The festival, which honors silkworm farming that had thrived in the district, is regarded as one of the three major float festivals in Japan. The other two are Kyoto Gion Festival in Kyoto Prefecture and Hida Takayama Festival in Gifu Prefecture.
The Chichibu festival fascinates visitors with its spectacular, ornate floats and fireworks lighting up the winter sky.
At 6 p.m. on Dec. 3, the day when the main festival was held, people pulling the floats shouted “Horyai!” along with the rhythmical sounds of Japanese traditional festival music performance, as they proceeded slowly down the streets in the city.
The largest float measured around 7 meters in height and weighted some 20 tons.
A market selling local crafts and specialties, reminiscent of the silk market of the past, opened the same day on the street near Chichibu Shrine.
Yuhei Kume, 36, head of a group of sericulture farmers belonging to JA Chichibu, a local agricultural cooperative, was at the market, calling on visitors, “Welcome! Would you like to try spinning a thread?”
Kume, who organized a lantern making event at the market, is the only silkworm farmer in the city.
There were more than 8,000 silkworm farms in the Chichibu area around 1940 when silk farming was at its peak, shipping a total of roughly 1,800 tons.

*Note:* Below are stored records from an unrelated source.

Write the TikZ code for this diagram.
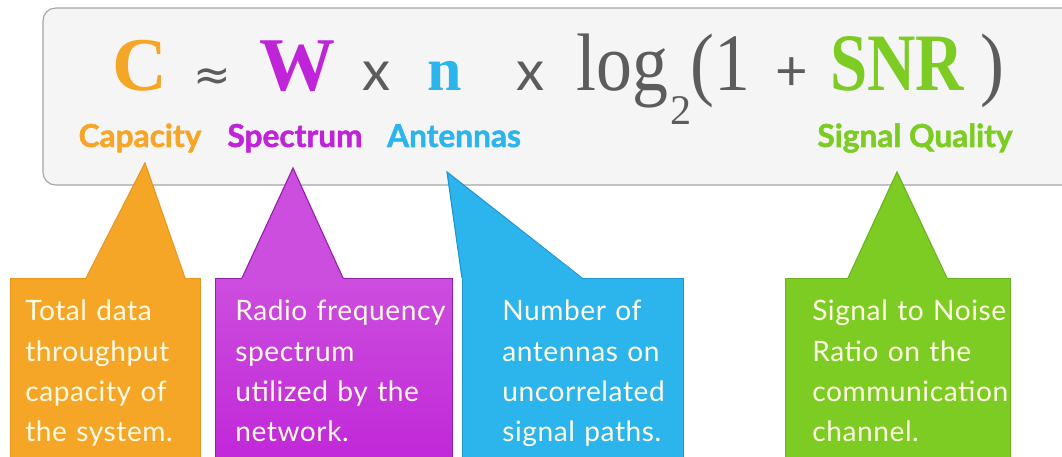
\documentclass[tikz,border=0pt]{standalone}
\usepackage{fontspec}
\setmainfont{Lato}
\newfontfamily\eqfont{Liberation Serif}
\newfontfamily\symfont{DejaVu Sans}
\newfontfamily\tagfont[FakeBold=1.6]{Lato Bold}
\newfontfamily\notefont[LetterSpace=2.0]{Lato}
\usetikzlibrary{positioning,calc}
\definecolor{capOrange}{RGB}{245,166,38}
\definecolor{capEdge}{RGB}{232,150,30}
\definecolor{specPurple}{RGB}{192,36,216}
\definecolor{specTop}{RGB}{204,78,222}
\definecolor{specEdge}{RGB}{150,30,170}
\definecolor{antBlue}{RGB}{44,180,236}
\definecolor{antEdge}{RGB}{30,150,210}
\definecolor{sigGreen}{RGB}{124,204,36}
\definecolor{sigEdge}{RGB}{105,180,30}
\definecolor{eqGray}{RGB}{92,92,92}
\definecolor{panelFill}{RGB}{245,245,245}
\definecolor{panelEdge}{RGB}{165,165,165}
\definecolor{noteText}{RGB}{255,250,228}
\newcommand{\narrow}[2]{\scalebox{#1}[1]{#2}}

\begin{document}
\begin{tikzpicture}[x=0.025cm, y=-0.025cm,
    eqbig/.style={font=\eqfont\fontsize{54}{54}\selectfont, text=eqGray, inner sep=0pt, anchor=base},
    eqlog/.style={font=\eqfont\fontsize{58}{58}\selectfont, text=eqGray, inner sep=0pt, anchor=base west},
    eqsub/.style={font=\eqfont\fontsize{30}{30}\selectfont, text=eqGray, inner sep=0pt, anchor=base west},
    eqop/.style={font=\fontsize{40}{40}\selectfont, text=eqGray, inner sep=0pt, anchor=base},
    tag/.style={font=\tagfont\fontsize{22.5}{24}\selectfont, inner sep=0pt, anchor=base},
    notebox/.style={anchor=north west, minimum height=4.925cm, inner sep=0pt, line width=0.8pt},
    notetext/.style={anchor=north west, align=left, inner sep=0pt, text=noteText,
      font=\notefont\fontsize{20}{28.45}\selectfont, text width=7cm}]
  \clip (0,0) rectangle (1062,457);
  % Formula panel
  \draw[fill=panelFill, draw=panelEdge, line width=0.8pt, rounded corners=9] (43,8) rectangle (1100,185);

  % Formula
  \node[eqbig, text=capOrange] (C) at (140,91) {\bfseries C};
  \node[eqop, font=\symfont\fontsize{32}{32}\selectfont] (approx) at (212,91) {≈};
  \node[eqbig, text=specPurple] (W) at (297,91) {\bfseries W};
  \node[eqop] (times1) at (376,91) {x};
  \node[eqbig, text=antBlue, font=\eqfont\fontsize{44}{44}\selectfont] (n) at (445,91) {\bfseries n};
  \node[eqop] (times2) at (530,91) {x};
  \node[eqlog] (log) at (576,91) {\narrow{0.88}{log}};
  \node[eqsub] (two) at (670,125) {2};
  \node[eqlog] (open) at (690,91) {\narrow{0.88}{(1}};
  \node[eqop] (plus) at (792,91) {+};
  \node[eqlog, text=sigGreen] (SNR) at (830,91) {\narrow{0.82}{\bfseries SNR}};
  \node[eqlog] (close) at (980,91) {\narrow{0.88}{)}};

  % Labels
  \node[tag, text=capOrange] (capLabel) at (140,147) {Capacity};
  \node[tag, text=specPurple] (specLabel) at (295,147) {Spectrum};
  \node[tag, text=antBlue] (antLabel) at (454,147) {Antennas};
  \node[tag, text=sigGreen] (sigLabel) at (915,147) {Signal Quality};

  % Pointer tips
  \coordinate (capTip) at (145,163);
  \coordinate (specTip) at (293,168);
  \coordinate (antTip) at (447,172);
  \coordinate (sigTip) at (897,172);

  % Callout boxes
  \node[notebox, fill=capOrange, draw=capEdge, minimum width=4.75cm] (capBox) at (10,278) {};
  \node[notebox, top color=specTop, bottom color=specPurple, draw=specEdge, minimum width=5.925cm] (specBox) at (215,278) {};
  \node[notebox, fill=antBlue, draw=antEdge, minimum width=5.525cm] (antBox) at (462,278) {};
  \node[notebox, fill=sigGreen, draw=sigEdge, minimum width=5.625cm] (sigBox) at (785,278) {};

  % Pointers
  \fill[capOrange] ($(capBox.north west)+(76,0.8)$) -- (capTip) -- ($(capBox.north west)+(175,0.8)$) -- cycle;
  \draw[capEdge, line width=0.8pt] ($(capBox.north west)+(76,0)$) -- (capTip) -- ($(capBox.north west)+(175,0)$);
  \fill[specTop] ($(specBox.north west)+(27,0.8)$) -- (specTip) -- ($(specBox.north west)+(128,0.8)$) -- cycle;
  \draw[specEdge, line width=0.8pt] ($(specBox.north west)+(27,0)$) -- (specTip) -- ($(specBox.north west)+(128,0)$);
  \fill[antBlue] ($(antBox.north west)+(0,0.8)$) -- (antTip) -- ($(antBox.north west)+(120,0.8)$) -- cycle;
  \draw[antEdge, line width=0.8pt] (antBox.north west) -- (antTip) -- ($(antBox.north west)+(120,0)$);
  \fill[sigGreen] ($(sigBox.north west)+(63,0.8)$) -- (sigTip) -- ($(sigBox.north west)+(162,0.8)$) -- cycle;
  \draw[sigEdge, line width=0.8pt] ($(sigBox.north west)+(63,0)$) -- (sigTip) -- ($(sigBox.north west)+(162,0)$);

  % Callout texts
  \node[notetext] (capText) at ($(capBox.north west)+(15,22)$) {Total data\\throughput\\capacity of\\the system.};
  \node[notetext] (specText) at ($(specBox.north west)+(20,22)$) {Radio frequency\\spectrum\\utilized by the\\network.};
  \node[notetext] (antText) at ($(antBox.north west)+(40,22)$) {Number of\\antennas on\\uncorrelated\\signal paths.};
  \node[notetext] (sigText) at ($(sigBox.north west)+(27,22)$) {Signal to Noise\\Ratio on the\\communication\\channel.};
\end{tikzpicture}
\end{document}
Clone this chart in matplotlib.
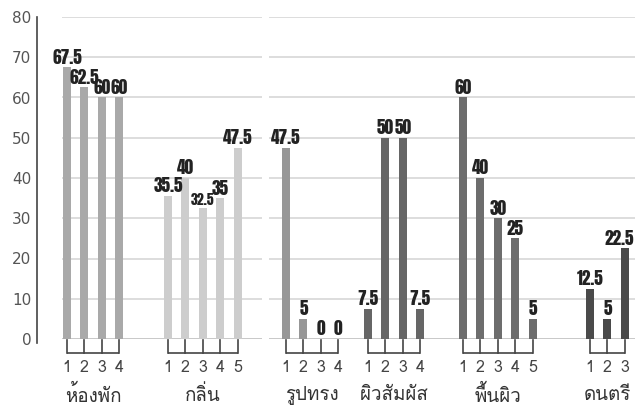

However, only two members remain in JA Chichibu’s sericulture farmers’ group.
When the sericulture industry had been booming, a big silk trading market used to be held in Chichibu every year around this time when shipping of cocoons end, attracting a large number of people in the industry.
The night festival grew in scale along with the development of the market and is handed down to the present day.
Chichibu Ondo, a folk dance performed during the festival, describes the feelings of farmers who finished shipping cocoons and sowing wheat, all ready for the winter night festival.
After the six floats gathered at an open space in front of the city hall, approximately 4,000 fireworks were launched as the highlight of the festival.
“When I see the fireworks at the night festival, I feel grateful for the fact that this year’s sericulture was completed without problems,” said Kume, looking up at the night sky.
On the following day, a ceremony to pray for the prosperity of sericulture was held at Chichibu Shrine in the presence of JA officials and silkworm farmers.
They dedicated a kilogram of cocoons to the shrine and offered prayers, expressing gratitude for being able to conduct silk farming this year and hopes for revitalization of silk production.
Yoshio Takizawa, head of JA Chichibu who attended the ceremony, said, “We will continue supporting silkworm farmers also from the standpoint of preserving the traditional sericulture ceremony.”